Semua orang setara, tidak ada yang menjadi tuan untuk orang lain atau lebih tinggi derajatnya. Pun dengan laki-laki dan perempuan.
Apa yang membedakan satu orang dengan orang lainnya hanyalah ketakwaannya pada Allah Swt. Inilah landasan perjuangan hidupnya selama ini.
Ketua umum Indonesian Conference on Religion and Peace (ICRP) ini menegaskan bahwa perjuangannya adalah bagian dari kewajibannya sebagai manusia yang diberi kehidupan oleh Allah Swt.
ICRP adalah lembaga nirlaba independen yang aktif mengupayakan dialog antar umat agama. Pendiri ICRP adalah Abdurrahman Wahid atau Gus Dur, Djohan Effendi; dan Musdah Mulia yang juga dikenal sebagai salah satu feminis yang berani bicara.
Terhitung, sudah dua puluh tahun lebih Musdah membangkitkan prinsip kesetaraan dengan mengemukakan pemikirannya dalam banyak penelitian, buku, dan opini-opini yang disampaikan ke publik. Artinya, kurang lebih sudah dua puluh tahun pula ia setia menerpa fitnah demi fitnah yang menerpanya.
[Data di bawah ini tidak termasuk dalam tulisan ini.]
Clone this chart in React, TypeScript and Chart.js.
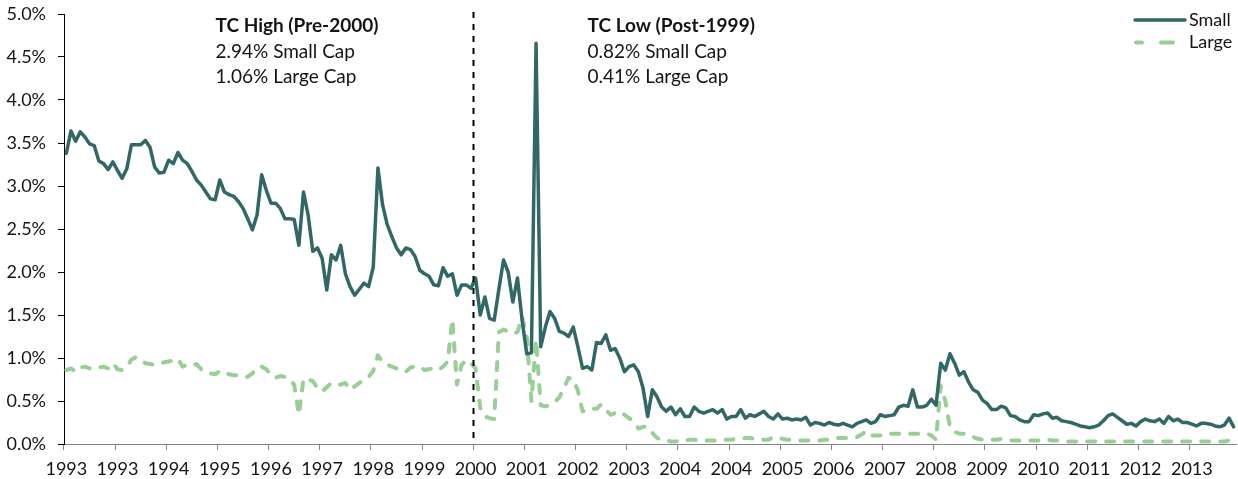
import React, { useEffect, useRef } from 'react';
import { Chart, registerables } from 'chart.js';

Chart.register(...registerables);

// ---- Data ----
const START_YEAR = 1993;
const MONTH_COUNT = 252; // Jan 1993 .. Dec 2013
const categories: string[] = Array.from({ length: MONTH_COUNT }, (_, i) =>
  `${START_YEAR + Math.floor(i / 12)}-${String((i % 12) + 1).padStart(2, '0')}`
);
const TICK_EVERY = 11; // x-axis label interval (months)
const DIVIDER_INDEX = 88; // dashed divider sits at the "2000" tick

const yTicks = [0, 0.5, 1.0, 1.5, 2.0, 2.5, 3.0, 3.5, 4.0, 4.5, 5.0];

// Small cap transaction cost (%), monthly
const smallCap: number[] = [
  3.38, 3.64, 3.52, 3.63, 3.57, 3.49, 3.47, 3.29, 3.26, 3.19, 3.28, 3.18, // 1993
  3.09, 3.20, 3.48, 3.48, 3.48, 3.53, 3.45, 3.22, 3.15, 3.16, 3.30, 3.26, // 1994
  3.39, 3.30, 3.26, 3.17, 3.07, 3.01, 2.93, 2.85, 2.84, 3.07, 2.93, 2.90, // 1995
  2.88, 2.82, 2.74, 2.62, 2.49, 2.66, 3.13, 2.95, 2.80, 2.80, 2.74, 2.62, // 1996
  2.62, 2.61, 2.31, 2.93, 2.66, 2.24, 2.28, 2.16, 1.79, 2.20, 2.14, 2.31, // 1997
  1.98, 1.83, 1.73, 1.80, 1.87, 1.83, 2.06, 3.21, 2.78, 2.55, 2.41, 2.28, // 1998
  2.20, 2.28, 2.26, 2.18, 2.02, 1.98, 1.95, 1.85, 1.84, 2.05, 1.95, 1.98, // 1999
  1.73, 1.85, 1.85, 1.81, 1.93, 1.50, 1.71, 1.46, 1.44, 1.80, 2.14, 2.00, // 2000
  1.65, 1.93, 1.44, 1.05, 1.06, 4.66, 1.13, 1.36, 1.54, 1.46, 1.31, 1.29, // 2001
  1.25, 1.36, 1.13, 0.88, 0.90, 0.86, 1.18, 1.17, 1.27, 1.09, 1.11, 1.00, // 2002
  0.84, 0.90, 0.92, 0.84, 0.65, 0.32, 0.63, 0.55, 0.43, 0.38, 0.43, 0.34, // 2003
  0.41, 0.32, 0.32, 0.43, 0.38, 0.36, 0.38, 0.40, 0.36, 0.40, 0.29, 0.32, // 2004
  0.32, 0.40, 0.30, 0.34, 0.32, 0.35, 0.38, 0.32, 0.29, 0.35, 0.29, 0.30, // 2005
  0.28, 0.29, 0.28, 0.31, 0.22, 0.25, 0.24, 0.22, 0.25, 0.23, 0.22, 0.24, // 2006
  0.22, 0.20, 0.24, 0.26, 0.28, 0.24, 0.26, 0.34, 0.32, 0.33, 0.34, 0.43, // 2007
  0.45, 0.44, 0.63, 0.43, 0.43, 0.45, 0.52, 0.45, 0.94, 0.86, 1.05, 0.94, // 2008
  0.80, 0.84, 0.72, 0.63, 0.60, 0.51, 0.47, 0.40, 0.40, 0.44, 0.42, 0.33, // 2009
  0.32, 0.28, 0.26, 0.26, 0.34, 0.33, 0.35, 0.36, 0.30, 0.31, 0.27, 0.26, // 2010
  0.25, 0.23, 0.21, 0.20, 0.19, 0.20, 0.22, 0.27, 0.33, 0.35, 0.31, 0.27, // 2011
  0.23, 0.24, 0.21, 0.26, 0.29, 0.27, 0.26, 0.29, 0.24, 0.32, 0.27, 0.29, // 2012
  0.25, 0.25, 0.23, 0.21, 0.24, 0.24, 0.23, 0.21, 0.20, 0.22, 0.30, 0.20, // 2013
];

// Large cap transaction cost (%), monthly
const largeCap: number[] = [
  0.86, 0.88, 0.84, 0.89, 0.90, 0.88, 0.90, 0.89, 0.90, 0.88, 0.94, 0.87, // 1993
  0.86, 0.90, 0.98, 1.01, 0.97, 0.94, 0.93, 0.92, 0.93, 0.95, 0.96, 0.97, // 1994
  0.99, 0.90, 0.92, 0.91, 0.93, 0.87, 0.84, 0.82, 0.81, 0.85, 0.83, 0.81, // 1995
  0.80, 0.80, 0.79, 0.78, 0.82, 0.89, 0.90, 0.87, 0.80, 0.77, 0.79, 0.78, // 1996
  0.75, 0.69, 0.34, 0.76, 0.75, 0.73, 0.65, 0.61, 0.66, 0.71, 0.70, 0.69, // 1997
  0.71, 0.63, 0.67, 0.71, 0.75, 0.78, 0.85, 1.03, 0.95, 0.92, 0.90, 0.88, // 1998
  0.85, 0.84, 0.89, 0.90, 0.90, 0.86, 0.87, 0.88, 0.86, 0.90, 0.96, 1.45, // 1999
  0.69, 0.92, 0.98, 0.94, 0.88, 0.42, 0.32, 0.30, 0.29, 1.30, 1.33, 1.31, // 2000
  1.28, 1.30, 1.48, 1.25, 0.50, 1.21, 0.45, 0.44, 0.45, 0.49, 0.54, 0.65, // 2001
  0.77, 0.75, 0.62, 0.38, 0.38, 0.41, 0.41, 0.46, 0.40, 0.34, 0.36, 0.38, // 2002
  0.34, 0.30, 0.26, 0.18, 0.20, 0.20, 0.13, 0.07, 0.05, 0.04, 0.03, 0.03, // 2003
  0.04, 0.04, 0.05, 0.05, 0.04, 0.04, 0.04, 0.04, 0.04, 0.05, 0.05, 0.05, // 2004
  0.06, 0.06, 0.07, 0.07, 0.06, 0.06, 0.05, 0.05, 0.08, 0.07, 0.06, 0.05, // 2005
  0.05, 0.04, 0.04, 0.04, 0.04, 0.04, 0.04, 0.05, 0.05, 0.06, 0.07, 0.07, // 2006
  0.07, 0.07, 0.08, 0.11, 0.15, 0.10, 0.10, 0.10, 0.10, 0.12, 0.12, 0.12, // 2007
  0.12, 0.12, 0.12, 0.12, 0.12, 0.12, 0.10, 0.05, 0.68, 0.50, 0.20, 0.14, // 2008
  0.12, 0.12, 0.09, 0.08, 0.06, 0.05, 0.05, 0.05, 0.05, 0.06, 0.05, 0.04, // 2009
  0.04, 0.04, 0.04, 0.04, 0.04, 0.04, 0.04, 0.05, 0.04, 0.04, 0.04, 0.03, // 2010
  0.03, 0.03, 0.03, 0.03, 0.03, 0.03, 0.03, 0.03, 0.03, 0.03, 0.03, 0.03, // 2011
  0.03, 0.03, 0.03, 0.03, 0.03, 0.03, 0.03, 0.03, 0.03, 0.03, 0.03, 0.03, // 2012
  0.03, 0.03, 0.03, 0.03, 0.03, 0.03, 0.03, 0.03, 0.03, 0.03, 0.04, 0.04, // 2013
];

const seriesNames = ['Small', 'Large'];
const leftNoteLines = ['TC High (Pre-2000)', '2.94% Small Cap', '1.06% Large Cap'];
const rightNoteLines = ['TC Low (Post-1999)', '0.82% Small Cap', '0.41% Large Cap'];

// ---- Styles ----
const SMALL_COLOR = '#316866';
const LARGE_COLOR = '#99CF96';
const TEXT_COLOR = '#141414';
const FONT_FAMILY = 'Lato, "Noto Sans", sans-serif';
const X_AXIS_COLOR = '#868686';
const LARGE_DASH = [8, 11];

const overlayPlugin = {
  id: 'overlay',
  afterDatasetsDraw(chart: any) {
    const { ctx, chartArea, scales } = chart;
    const x = scales.x;
    const xDiv = Math.round((x.getPixelForValue(DIVIDER_INDEX - 1) + x.getPixelForValue(DIVIDER_INDEX)) / 2) + 0.5;

    ctx.save();
    // divider
    ctx.strokeStyle = '#000';
    ctx.lineWidth = 2;
    ctx.setLineDash([6, 6]);
    ctx.beginPath();
    ctx.moveTo(xDiv, chartArea.top - 2);
    ctx.lineTo(xDiv, chartArea.bottom);
    ctx.stroke();
    ctx.setLineDash([]);

    // annotations
    const drawNote = (lines: string[], left: number) => {
      ctx.fillStyle = TEXT_COLOR;
      ctx.textAlign = 'left';
      ctx.textBaseline = 'middle';
      lines.forEach((t, i) => {
        ctx.font = `${i === 0 ? 'bold ' : ''}19px ${FONT_FAMILY}`;
        ctx.fillText(t, left, chartArea.top + 12 + i * 25.5);
      });
    };
    drawNote(leftNoteLines, chartArea.left + 151.5);
    drawNote(rightNoteLines, chartArea.left + 523.5);

    // legend
    const lx0 = chartArea.right - 101;
    const lx1 = chartArea.right - 51;
    const rows = [chartArea.top + 6, chartArea.top + 28.5];
    ctx.lineCap = 'round';
    ctx.strokeStyle = SMALL_COLOR;
    ctx.lineWidth = 3.5;
    ctx.beginPath();
    ctx.moveTo(lx0, rows[0]);
    ctx.lineTo(lx1, rows[0]);
    ctx.stroke();
    ctx.strokeStyle = LARGE_COLOR;
    ctx.lineWidth = 4;
    ctx.beginPath();
    ctx.moveTo(lx0 + 1, rows[1]);
    ctx.lineTo(lx0 + 7, rows[1]);
    ctx.moveTo(lx0 + 26, rows[1]);
    ctx.lineTo(lx0 + 38, rows[1]);
    ctx.stroke();
    ctx.font = `18px ${FONT_FAMILY}`;
    ctx.fillStyle = TEXT_COLOR;
    ctx.textAlign = 'left';
    ctx.textBaseline = 'middle';
    ctx.fillText(seriesNames[0], lx1 + 4, rows[0]);
    ctx.fillText(seriesNames[1], lx1 + 4, rows[1]);
    ctx.restore();
  },
};

export default function App() {
  const canvasRef = useRef<HTMLCanvasElement | null>(null);

  useEffect(() => {
    document.body.style.margin = '0';
    const canvas = canvasRef.current;
    if (!canvas) return;
    const tickFont = { family: FONT_FAMILY, size: 18 };
    const chart = new Chart(canvas, {
      type: 'line',
      data: {
        labels: categories,
        datasets: [
          {
            label: seriesNames[0],
            data: smallCap,
            borderColor: SMALL_COLOR,
            backgroundColor: SMALL_COLOR,
            borderWidth: 3.5,
            pointRadius: 0,
            tension: 0,
            borderJoinStyle: 'round',
            borderCapStyle: 'round',
            fill: false,
          },
          {
            label: seriesNames[1],
            data: largeCap,
            borderColor: LARGE_COLOR,
            backgroundColor: LARGE_COLOR,
            borderWidth: 4,
            borderDash: LARGE_DASH,
            pointRadius: 0,
            tension: 0,
            borderJoinStyle: 'round',
            borderCapStyle: 'round',
            fill: false,
          },
        ],
      },
      options: {
        animation: false,
        responsive: false,
        events: [],
        layout: { padding: { top: 14, right: 2, bottom: 0, left: 0 } },
        plugins: {
          legend: { display: false },
          tooltip: { enabled: false },
          title: { display: false },
        },
        scales: {
          x: {
            type: 'category',
            offset: true,
            grid: {
              offset: true,
              drawOnChartArea: false,
              drawTicks: true,
              tickLength: 6,
              lineWidth: 1,
              color: (c: any) =>
                c.index !== undefined && c.index % TICK_EVERY === 0 ? X_AXIS_COLOR : 'rgba(0,0,0,0)',
            },
            border: { display: true, color: X_AXIS_COLOR, width: 1 },
            ticks: {
              autoSkip: false,
              maxRotation: 0,
              minRotation: 0,
              padding: 8,
              color: TEXT_COLOR,
              font: tickFont,
              callback: (_v: any, i: number) =>
                i % TICK_EVERY === 0 ? categories[i].slice(0, 4) : '',
            },
            afterFit: (s: any) => {
              s.height = 35;
              s.paddingLeft = 0;
              s.paddingRight = 0;
            },
          },
          y: {
            type: 'linear',
            min: yTicks[0],
            max: yTicks[yTicks.length - 1],
            afterBuildTicks: (s: any) => {
              s.ticks = yTicks.map((v) => ({ value: v }));
            },
            grid: { drawOnChartArea: false, drawTicks: true, tickLength: 6, color: '#000', lineWidth: 1 },
            border: { display: true, color: '#000', width: 1 },
            ticks: {
              padding: 12,
              color: TEXT_COLOR,
              font: tickFont,
              callback: (v: any) => `${Number(v).toFixed(1)}%`,
            },
            afterFit: (s: any) => {
              s.width = 64;
              s.paddingTop = 0;
              s.paddingBottom = 0;
            },
          },
        },
      },
      plugins: [overlayPlugin],
    } as any);
    return () => chart.destroy();
  }, []);

  return (
    <div style={{ width: 1238, height: 479 }}>
      <canvas ref={canvasRef} width={1238} height={479} style={{ display: 'block' }} />
    </div>
  );
}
Mereka yang tidak bisa menerima pemikiran Musdah menyerang dengan fitnah, pelintiran kebencian yang dimodifikasi sedemikian rupa untuk merekayasa pemikirannya, membolak-balikkan apa yang sebenarnya.
Masyarakat jadi mudah percaya tanpa perlu membaca sumber aslinya. Cara yang demikian sungguh jahat. Tapi bagi Musdah, semua itu adalah konsekuensi yang harus diterima atas apa yang ia perjuangkan selama ini.
Beberapa hal yang ditentangnya antara lain adalah poligami dan pernikahan anak yang diwujudkan dengan bergabung dalam tim ahli yang menghasilkan Undang-undang Hukum Pidana Indonesia yang merekomendasikan tentang pelarangan perkawinan anak. Ia juga mendukung pernikahan lintas agama, dan tak henti mengingatkan hakikat perempuan dalam Islam.
Tauhid adalah awal dari segalanya. Keyakinan, tindakan, dan pemikirannya berasal dari Sang Pencipta, Allah Swt. Cercaan dan hinaan adalah vitamin bagi kehidupannya, bagi apa-apa yang masih diperjuangkannya hingga saat ini.
Orang boleh setuju, orang boleh memfitnah. Tapi selama tindakan yang dilakukan benar dengan melaksanakan perintah-Nya atau menjauhi larangan-Nya, Musdah Mulia tidak akan berhenti.